Mexican food in Seattle is often a hotly debated topic—namely, do folks up here in the Northwest even know what a great Mexican restaurant is? We think we do. Judging by the growing number of Mexican restaurants both casual and upscale, Seattleites love their beans and rice, their street tacos, their carne asada. But whether the best food is found at taco trucks or casual spots or in a trendy restaurant is still up in the air.
One of Capitol Hill’s several Mexican joints, Barrio is known for their bold, flavorful and often spicy cuisine. Barrio is popular for its superb tacos, which come with a plate of three that you can mix and match—pork belly, grilled flank steak, prawn, true cod, roasted beet and more. Barrio strikes an upscale Mexican chord so don’t expect rock bottom prices. If you’re seeking to experience one of Seattle’s best Mexican restaurants on a budget, hit up the happy hour. Barrio also prides itself on a great selection of cocktails, wine, and beer. The restaurant serves brunch on weekends.

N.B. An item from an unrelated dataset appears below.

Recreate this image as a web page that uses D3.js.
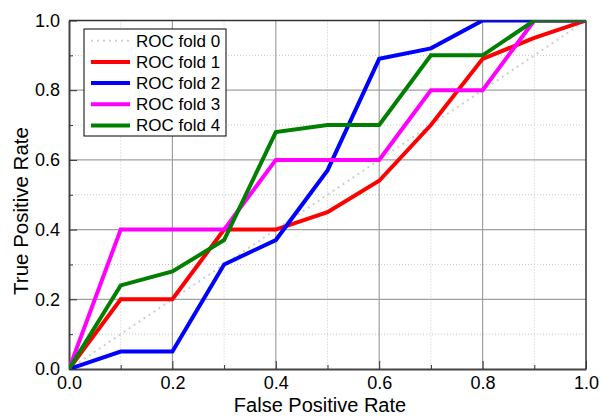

Poquitos is another Mexican option in Capitol Hill that has a bustling happy hour and a tasty regular menu. You’ll spot favorites, including mix-and-match taco plates, enchiladas, and chile rellenos, as well as some more surprising menu items—roasted yam tacos and toasted grasshoppers among them. When Poquitos says traditional Mexican, they mean it in a different sort of way than other restaurants. A way that involves toasted grasshoppers. Brunch is also available on weekends.
Senor Moose Café is laid back and casual with colorful tablecloths and a collection of small statues and paintings as décor. Senor Moose also serves up some mean Mexican food and aims to be authentic. The restaurant is small and intimate, and during busier times wait times can be a little long. For fans of the moose, the wait is worth it.

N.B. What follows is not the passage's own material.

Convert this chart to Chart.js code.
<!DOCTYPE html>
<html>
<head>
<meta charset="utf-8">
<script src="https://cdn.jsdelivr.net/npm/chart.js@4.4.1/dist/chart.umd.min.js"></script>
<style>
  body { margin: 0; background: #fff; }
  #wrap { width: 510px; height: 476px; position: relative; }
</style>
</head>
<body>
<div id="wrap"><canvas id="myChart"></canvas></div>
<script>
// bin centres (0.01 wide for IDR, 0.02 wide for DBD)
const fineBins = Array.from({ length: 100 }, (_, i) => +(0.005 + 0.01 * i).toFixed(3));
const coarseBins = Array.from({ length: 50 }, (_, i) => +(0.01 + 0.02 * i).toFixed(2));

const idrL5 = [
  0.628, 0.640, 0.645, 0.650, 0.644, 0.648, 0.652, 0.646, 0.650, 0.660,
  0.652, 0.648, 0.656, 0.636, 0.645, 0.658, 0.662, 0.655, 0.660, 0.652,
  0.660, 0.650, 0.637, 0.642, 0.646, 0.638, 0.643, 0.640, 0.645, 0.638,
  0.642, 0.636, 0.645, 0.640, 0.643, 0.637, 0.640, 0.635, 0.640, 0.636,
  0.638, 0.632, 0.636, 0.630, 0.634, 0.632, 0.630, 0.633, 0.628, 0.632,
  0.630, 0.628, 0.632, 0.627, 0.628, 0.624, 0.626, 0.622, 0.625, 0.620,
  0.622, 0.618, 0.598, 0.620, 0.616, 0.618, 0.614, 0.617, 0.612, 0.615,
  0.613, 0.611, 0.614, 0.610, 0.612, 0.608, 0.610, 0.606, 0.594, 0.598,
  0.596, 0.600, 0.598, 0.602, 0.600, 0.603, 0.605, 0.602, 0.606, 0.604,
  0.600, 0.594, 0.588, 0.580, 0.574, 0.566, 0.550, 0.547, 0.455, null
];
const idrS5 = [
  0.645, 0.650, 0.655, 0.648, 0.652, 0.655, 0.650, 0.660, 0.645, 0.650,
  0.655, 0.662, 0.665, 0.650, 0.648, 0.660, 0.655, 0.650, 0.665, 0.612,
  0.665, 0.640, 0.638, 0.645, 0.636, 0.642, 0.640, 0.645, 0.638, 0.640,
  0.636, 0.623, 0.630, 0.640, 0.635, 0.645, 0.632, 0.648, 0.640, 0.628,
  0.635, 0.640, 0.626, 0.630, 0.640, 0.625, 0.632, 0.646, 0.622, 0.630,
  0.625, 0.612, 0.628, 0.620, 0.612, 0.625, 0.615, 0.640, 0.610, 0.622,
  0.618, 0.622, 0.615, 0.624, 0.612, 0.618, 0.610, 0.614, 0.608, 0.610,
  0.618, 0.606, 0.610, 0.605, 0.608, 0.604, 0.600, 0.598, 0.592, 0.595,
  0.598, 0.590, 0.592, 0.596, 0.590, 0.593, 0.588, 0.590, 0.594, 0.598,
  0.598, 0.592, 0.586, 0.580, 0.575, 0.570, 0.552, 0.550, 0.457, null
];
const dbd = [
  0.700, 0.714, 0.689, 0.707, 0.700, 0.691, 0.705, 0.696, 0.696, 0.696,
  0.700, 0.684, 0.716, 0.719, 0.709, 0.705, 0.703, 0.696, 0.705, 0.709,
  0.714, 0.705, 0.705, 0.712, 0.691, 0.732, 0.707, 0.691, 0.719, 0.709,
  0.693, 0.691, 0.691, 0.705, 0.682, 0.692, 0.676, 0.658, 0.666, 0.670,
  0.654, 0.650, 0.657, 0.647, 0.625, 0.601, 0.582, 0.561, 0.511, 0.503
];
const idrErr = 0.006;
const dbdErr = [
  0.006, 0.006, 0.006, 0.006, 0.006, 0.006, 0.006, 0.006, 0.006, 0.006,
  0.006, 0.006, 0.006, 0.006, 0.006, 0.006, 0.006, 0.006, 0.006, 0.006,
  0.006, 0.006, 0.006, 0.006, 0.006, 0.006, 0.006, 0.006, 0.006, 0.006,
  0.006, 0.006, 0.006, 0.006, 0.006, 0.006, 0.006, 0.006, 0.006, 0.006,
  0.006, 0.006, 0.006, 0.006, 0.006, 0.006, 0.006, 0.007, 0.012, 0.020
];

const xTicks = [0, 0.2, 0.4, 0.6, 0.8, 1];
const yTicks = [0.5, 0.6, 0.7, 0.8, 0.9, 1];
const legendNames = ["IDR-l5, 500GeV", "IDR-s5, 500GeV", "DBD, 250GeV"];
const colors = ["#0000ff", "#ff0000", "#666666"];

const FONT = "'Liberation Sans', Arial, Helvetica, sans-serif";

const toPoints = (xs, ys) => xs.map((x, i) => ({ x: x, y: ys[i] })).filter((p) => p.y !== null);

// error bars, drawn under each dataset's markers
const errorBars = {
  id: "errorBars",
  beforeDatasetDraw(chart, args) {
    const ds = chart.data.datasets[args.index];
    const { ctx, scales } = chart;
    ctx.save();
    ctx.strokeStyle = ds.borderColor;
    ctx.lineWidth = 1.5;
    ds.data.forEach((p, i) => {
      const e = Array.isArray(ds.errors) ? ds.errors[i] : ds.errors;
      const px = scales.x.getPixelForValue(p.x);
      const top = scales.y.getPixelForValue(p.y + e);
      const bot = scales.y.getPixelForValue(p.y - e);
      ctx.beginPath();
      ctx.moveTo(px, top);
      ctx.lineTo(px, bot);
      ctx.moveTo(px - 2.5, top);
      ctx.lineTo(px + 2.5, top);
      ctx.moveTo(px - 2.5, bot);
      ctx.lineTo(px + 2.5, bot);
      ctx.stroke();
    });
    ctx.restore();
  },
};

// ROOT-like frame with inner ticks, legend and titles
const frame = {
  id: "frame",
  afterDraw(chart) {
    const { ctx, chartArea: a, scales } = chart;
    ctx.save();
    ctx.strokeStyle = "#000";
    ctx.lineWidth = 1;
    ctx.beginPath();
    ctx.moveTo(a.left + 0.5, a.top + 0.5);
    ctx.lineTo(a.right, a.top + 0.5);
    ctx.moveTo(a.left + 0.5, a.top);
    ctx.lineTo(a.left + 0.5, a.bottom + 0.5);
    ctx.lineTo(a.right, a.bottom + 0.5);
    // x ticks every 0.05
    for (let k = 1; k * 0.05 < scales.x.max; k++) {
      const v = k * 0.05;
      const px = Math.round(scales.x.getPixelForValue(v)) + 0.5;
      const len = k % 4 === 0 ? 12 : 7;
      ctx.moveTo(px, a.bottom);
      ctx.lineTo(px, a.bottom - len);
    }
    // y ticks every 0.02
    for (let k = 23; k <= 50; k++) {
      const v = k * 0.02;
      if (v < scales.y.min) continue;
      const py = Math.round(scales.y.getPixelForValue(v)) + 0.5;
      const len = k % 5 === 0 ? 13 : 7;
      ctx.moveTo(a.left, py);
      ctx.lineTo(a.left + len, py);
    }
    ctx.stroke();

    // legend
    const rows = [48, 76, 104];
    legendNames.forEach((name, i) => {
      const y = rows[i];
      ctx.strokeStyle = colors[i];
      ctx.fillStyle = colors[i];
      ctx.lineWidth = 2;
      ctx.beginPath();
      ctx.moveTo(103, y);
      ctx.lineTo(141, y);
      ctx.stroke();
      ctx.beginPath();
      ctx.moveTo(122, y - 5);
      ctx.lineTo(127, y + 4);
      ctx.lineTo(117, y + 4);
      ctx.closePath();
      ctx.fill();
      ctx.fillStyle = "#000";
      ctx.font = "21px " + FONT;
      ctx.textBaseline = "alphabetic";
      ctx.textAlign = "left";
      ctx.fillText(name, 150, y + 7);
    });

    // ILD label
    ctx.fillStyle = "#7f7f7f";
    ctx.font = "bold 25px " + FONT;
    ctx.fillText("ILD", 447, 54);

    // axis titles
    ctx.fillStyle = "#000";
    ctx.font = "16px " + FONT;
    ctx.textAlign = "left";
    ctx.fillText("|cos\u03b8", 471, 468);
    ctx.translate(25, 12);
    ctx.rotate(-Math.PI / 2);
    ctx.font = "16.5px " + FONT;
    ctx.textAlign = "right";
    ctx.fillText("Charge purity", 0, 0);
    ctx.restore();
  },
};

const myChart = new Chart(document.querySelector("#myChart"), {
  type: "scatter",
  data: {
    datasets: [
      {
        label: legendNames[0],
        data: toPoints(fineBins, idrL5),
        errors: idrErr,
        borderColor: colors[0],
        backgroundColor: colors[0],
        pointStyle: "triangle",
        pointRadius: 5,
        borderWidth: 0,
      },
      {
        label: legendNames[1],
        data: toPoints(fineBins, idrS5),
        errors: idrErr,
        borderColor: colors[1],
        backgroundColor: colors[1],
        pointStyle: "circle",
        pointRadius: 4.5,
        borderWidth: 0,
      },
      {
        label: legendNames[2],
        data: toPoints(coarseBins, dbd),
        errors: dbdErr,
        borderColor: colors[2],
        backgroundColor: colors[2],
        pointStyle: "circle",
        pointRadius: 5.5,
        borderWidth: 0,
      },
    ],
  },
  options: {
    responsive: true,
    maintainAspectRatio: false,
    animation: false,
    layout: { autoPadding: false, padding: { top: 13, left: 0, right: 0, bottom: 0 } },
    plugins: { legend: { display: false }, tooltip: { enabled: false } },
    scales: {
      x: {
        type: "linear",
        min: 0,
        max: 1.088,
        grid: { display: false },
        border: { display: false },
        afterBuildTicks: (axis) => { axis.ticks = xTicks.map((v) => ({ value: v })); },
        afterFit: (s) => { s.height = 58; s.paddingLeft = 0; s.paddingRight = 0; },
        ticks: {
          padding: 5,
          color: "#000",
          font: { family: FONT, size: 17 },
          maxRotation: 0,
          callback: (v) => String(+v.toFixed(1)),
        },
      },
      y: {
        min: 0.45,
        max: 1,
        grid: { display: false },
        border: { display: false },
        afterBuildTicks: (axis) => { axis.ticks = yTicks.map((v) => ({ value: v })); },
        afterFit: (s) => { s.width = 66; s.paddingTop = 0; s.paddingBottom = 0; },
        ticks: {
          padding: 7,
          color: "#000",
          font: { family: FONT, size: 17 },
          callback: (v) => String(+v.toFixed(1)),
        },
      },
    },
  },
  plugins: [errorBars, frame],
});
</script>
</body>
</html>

Oaxaca is a state in southern Mexico where cuisine is marked by mole sauce. La Carta De Oaxaca seeks to capture the cuisine of Oaxaca, and serves up several mole dishes that have all the right hints of spicy chiles and rich chocolate, including the house specialty of mole negro. The menu also features both familiar items like empanadas and enchiladas, as well as a few more unique choices like albondigas (beef meatballs) or fried quesadillas.
Tacos Chukis does not seek to impress you with fancy décor or even much décor at all. It’s a simple little restaurant with a fairly simple menu. You order at the counter so nothing fancy there either, but the food is delicious! The restaurant is known for its street-style tacos, but the menu also features tostadas, mulitas, burritos, tortas, quesadillas and nopal asado, all with your choice of meat. Prices are extremely affordable, too!

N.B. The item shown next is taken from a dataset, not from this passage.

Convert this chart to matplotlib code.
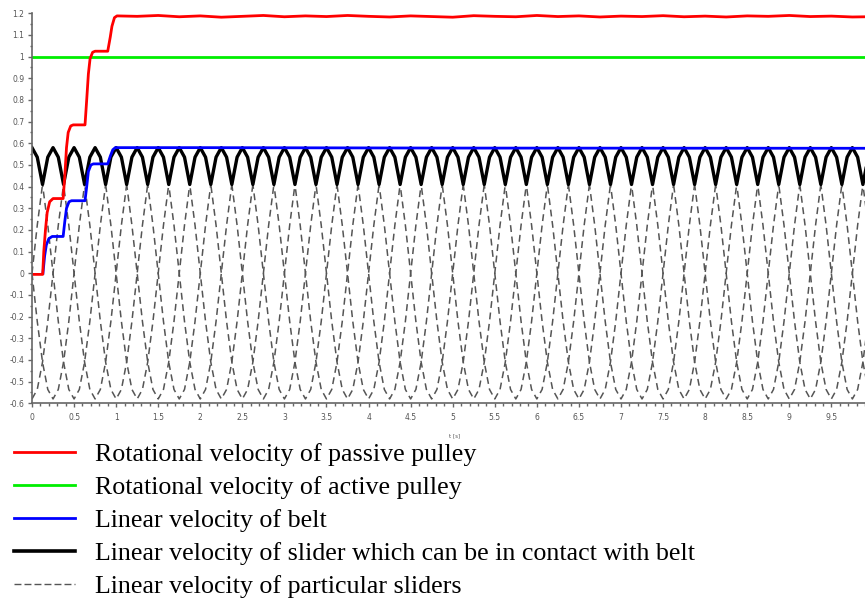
import numpy as np
import matplotlib.pyplot as plt
from matplotlib.ticker import MultipleLocator

slider_period = 1.0
slider_cycle = [0.58, 0.536, 0.41, 0.222, 0.0, -0.222, -0.41, -0.536,
                -0.58, -0.536, -0.41, -0.222, 0.0, 0.222, 0.41, 0.536]
n_sliders = 4
n_periods = 10

# passive pulley rotational velocity
red_t = [0.0, 0.127, 0.14, 0.16, 0.18, 0.21, 0.25, 0.37, 0.39, 0.41, 0.43, 0.46, 0.49,
         0.63, 0.65, 0.67, 0.69, 0.72, 0.75, 0.90, 0.93, 0.95, 0.98, 1.01,
         1.25, 1.5, 1.75, 2.0, 2.25, 2.5, 2.75, 3.0, 3.25, 3.5, 3.75, 4.0, 4.25,
         4.5, 4.75, 5.0, 5.25, 5.5, 5.75, 6.0, 6.25, 6.5, 6.75, 7.0, 7.25, 7.5,
         7.75, 8.0, 8.25, 8.5, 8.75, 9.0, 9.25, 9.5, 9.75, 9.92]
red_v = [-0.005, -0.005, 0.10, 0.20, 0.28, 0.33, 0.345, 0.345, 0.45, 0.58, 0.65, 0.68, 0.685,
         0.685, 0.80, 0.92, 0.99, 1.02, 1.025, 1.025, 1.09, 1.14, 1.18, 1.188,
         1.186, 1.190, 1.184, 1.188, 1.182, 1.186, 1.190, 1.184, 1.188, 1.185, 1.190, 1.186, 1.183,
         1.188, 1.185, 1.182, 1.189, 1.186, 1.184, 1.190, 1.185, 1.188, 1.183, 1.187, 1.185, 1.189,
         1.184, 1.187, 1.183, 1.188, 1.186, 1.190, 1.185, 1.187, 1.183, 1.184]

# active pulley rotational velocity
green_t = [0.0, 9.92]
green_v = [1.0, 1.0]

# belt linear velocity
blue_t = [0.13, 0.15, 0.17, 0.20, 0.24, 0.37, 0.39, 0.41, 0.44, 0.47, 0.63, 0.65, 0.67,
          0.70, 0.73, 0.90, 0.93, 0.96, 0.99, 2.0, 5.0, 9.92]
blue_v = [0.0, 0.08, 0.13, 0.16, 0.17, 0.17, 0.24, 0.30, 0.33, 0.335, 0.335, 0.40, 0.47,
          0.50, 0.505, 0.505, 0.54, 0.57, 0.58, 0.58, 0.578, 0.577]

labels = ["Rotational velocity of passive pulley",
          "Rotational velocity of active pulley",
          "Linear velocity of belt",
          "Linear velocity of slider which can be in contact with belt",
          "Linear velocity of particular sliders"]

# build slider curves from the sampled period
steps = len(slider_cycle)
cycle = np.array(slider_cycle)
t_s = np.arange(steps * n_periods + 1) * slider_period / steps
sliders = []
for k in range(n_sliders):
    c = np.roll(cycle, -k * steps // n_sliders)
    v = np.concatenate([np.tile(c, n_periods), c[:1]])
    sliders.append(v)
sliders = np.array(sliders)
contact = sliders.max(axis=0)

fig = plt.figure(figsize=(8.65, 6), dpi=100)
ax = fig.add_axes([32 / 865, 196.7 / 600, 1 - 32 / 865, 390 / 600])

for v in sliders:
    ax.plot(t_s, v, color='#555555', lw=1.1, dashes=(4.5, 3))
ax.plot(t_s, contact, color='black', lw=2.4)
ax.plot(green_t, green_v, color='#00ee00', lw=2)
ax.plot(blue_t, blue_v, color='#0000ff', lw=2)
ax.plot(red_t, red_v, color='#ff0000', lw=2)

ax.set_xlim(0, 9.9)
ax.set_ylim(-0.6, 1.2)
ax.xaxis.set_major_locator(MultipleLocator(0.5))
ax.xaxis.set_minor_locator(MultipleLocator(0.1))
ax.yaxis.set_major_locator(MultipleLocator(0.1))
ax.yaxis.set_minor_locator(MultipleLocator(0.05))
ax.xaxis.set_major_formatter(plt.FuncFormatter(lambda x, p: ('%g' % round(x, 2))))
ax.yaxis.set_major_formatter(plt.FuncFormatter(lambda y, p: ('%g' % round(y, 2))))
for s in ['top', 'right']:
    ax.spines[s].set_visible(False)
for s in ['left', 'bottom']:
    ax.spines[s].set_color('#666666')
    ax.spines[s].set_linewidth(1.2)
ax.tick_params(which='major', direction='out', length=3, width=1, color='#666666',
               labelsize=5.5, labelcolor='#555555')
ax.tick_params(axis='x', which='major', pad=4)
ax.tick_params(axis='y', which='major', pad=2.5)
ax.tick_params(which='minor', direction='out', length=1.8, width=1, color='#666666')
ax.set_xlabel('t [s]', fontsize=4, color='#555555')
ax.xaxis.set_label_coords((455 - 32) / 833, -(433 - 403) / 390)

handles = [plt.Line2D([], [], color='#ff0000', lw=2),
           plt.Line2D([], [], color='#00ee00', lw=2),
           plt.Line2D([], [], color='#0000ff', lw=2),
           plt.Line2D([], [], color='black', lw=2.6),
           plt.Line2D([], [], color='#555555', lw=1, dashes=(5, 2.2))]
fig.legend(handles, labels, loc='upper left', bbox_to_anchor=(14 / 865, 1 - 443 / 600),
           frameon=False, prop={'family': 'Liberation Serif', 'size': 18.7},
           handlelength=2.35, handletextpad=0.77, labelspacing=0.38,
           borderpad=0, borderaxespad=0)

fig.savefig('out.png', dpi=100)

El Camion operates a couple taco trucks in town but set up a permanent restaurant at El Camion Adentro. Still, El Camion hasn’t forgotten its roots—the dining room is casual with a bit of outdoor seating as well. The food is tasty taco truck fare at great prices and has a loyal following among fans of the trucks!
Taqueria el Sabor
Housed in a former fast food restaurant building, Taqueria el Sabor won’t win any awards for snappy décor, but for flavors that pop, this casual Mexican restaurant gets a lot of attention. Expect cheap prices, unlimited horchata refills, a great salsa bar and reasonably priced and delicious Mexican food as far as the eye can see…or at least as far as the menu goes.
Mezcaleria Oaxaca is owned by the same family that owns La Carta de Oaxaca. Consequently, expect great Oaxacan cuisine—so good that Mezcaleria Oaxaca has even received a nod from Travel + Leisure as one of the best Mexican restaurants in the U.S. Things not to miss? Try tortilla chips fried to order or an amazing black mole sauce over banana-leaf-wrapped tamales, pork ribs or chicken.
Yet another Mexican restaurant on Capitol Hill, Fogon Cocina Mexicana offers a nicer atmosphere than Seattle’s casual Mexican spots like Tacos Chukis, but not as upscale as Barrio or Poquitos. Menu items are fresh and delicious, and include the essentials, namely handmade tortillas, fresh salsa and housemade chips. You’ll see many familiar dishes on the menu, but the flavors are inspired by the cuisine of Michoacán—a state in southwestern Mexico known for its seafood. To honor this heritage, look for Pescado Frito, a dish featuring a whole tilapia right on your plate. Happy hour offers up a mean Ultimate Margarita as well as $5 food specials, including $5 ceviche.
Pecado Bueno starts off its dishes with organically fed meat and hormone-free proteins—a rarity among Mexican restaurants. The restaurant also has a $3 margarita available anytime it’s open. Who needs happy hour?